## Mathematics## Seminar |

## Rocky Mountain Algebraic Combinatorics Seminar

### Upcoming Seminars Schedule

### Getting to the roots: From X-ray crystallography to factoring polynomials

Bernhard Bodmann

University of Houston

This talk concerns a problem in non-linear signal reconstruction which has a long history, unsolved problems and many modern applications: signal recovery from intensity measurements. A notorious example is X-ray crystallography, the determination of a function from the magnitude of its Fourier transform. After a brief overview of the history of this inverse problem, we study a toy model, determining a complex polynomial from its magnitudes on the unit circle. This simple problem already exhibits the main difficulties that need to be overcome in X-ray crystallography and points to methods from harmonic analysis and real algebraic geometry that resolve the underdetermined nature of intensity measurements. The talk will conclude with an alternative to a construction by Cynthia Vinzant, addressing the minimal number of quantities that are needed for recovery in the cubic case, and an open problem.

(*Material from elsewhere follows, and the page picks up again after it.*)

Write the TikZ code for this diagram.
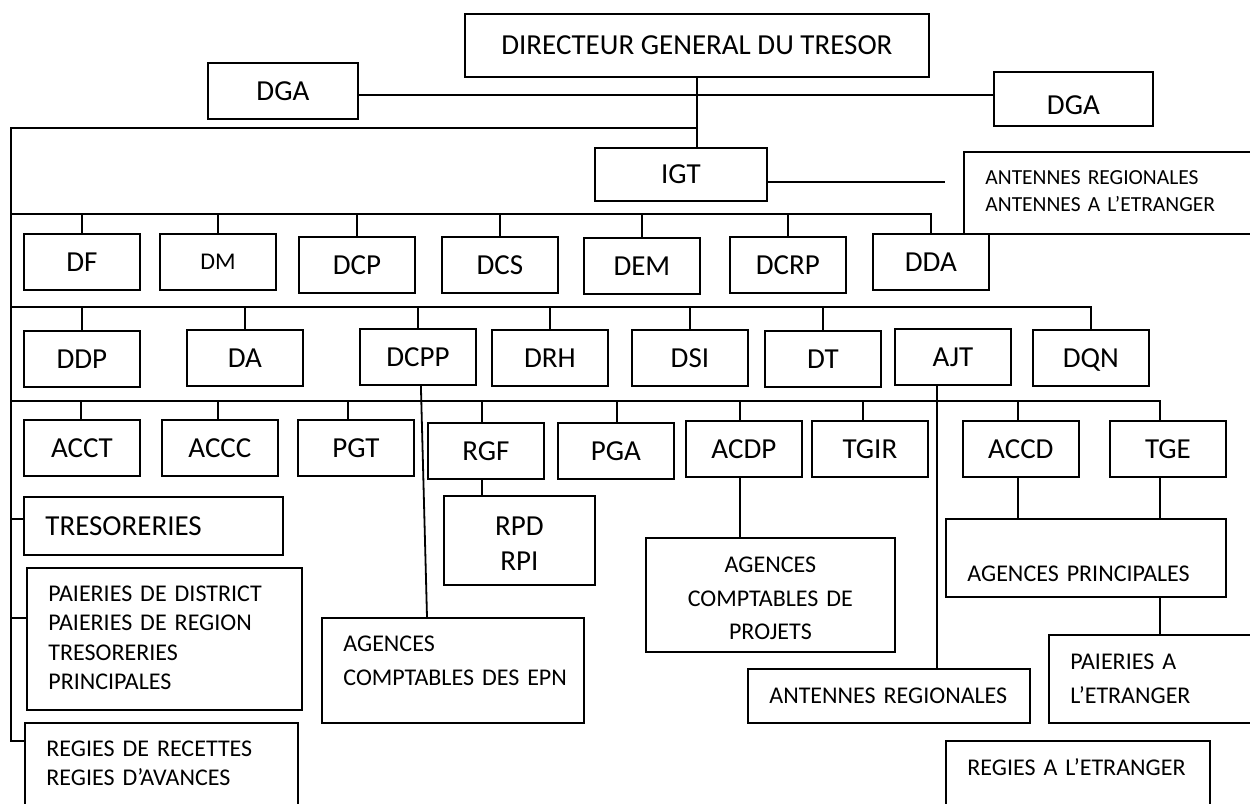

### Spikes, Graphs and Modulations: Phase Retrieval for Finitely-Supported Complex Measures

Bernhard Bodmann

University of Houston

This talk continues the discussion of mathematical models for X-ray crystallography. Here, we consider the task of recovering a finitely supported complex measure from observing the magnitude of its Fourier transform or the magnitude of differences of its Fourier transform at several locations. Following a strategy by Alexeev and others, the structure of the locations used for these intensity measurements is encoded in a graph. More precisely, a vertex in the graph represents a magnitude measurement of the Fourier transform at a given frequency, and the edge represents the magnitude of a (modulated) difference between the values of the Fourier transform at two points. We show that a measurement chosen in accordance with a Ramanujan graph of degree at least 3 and a sufficiently large number of vertices is sufficient for identifying the complex measure up to an overall multiplicative constant. The material presented in this talk is joint work with Ahmed Abouserie.

Weber 223

4–6 pm

Friday, August 25, 2023

(Refreshments 3:30–4 pm)

Colorado State University

This is a joint Denver U / UC Boulder / U of Wyoming / CSU seminar that meets biweekly. Anyone interested is welcome to join us at a local restaurant for dinner after the talks.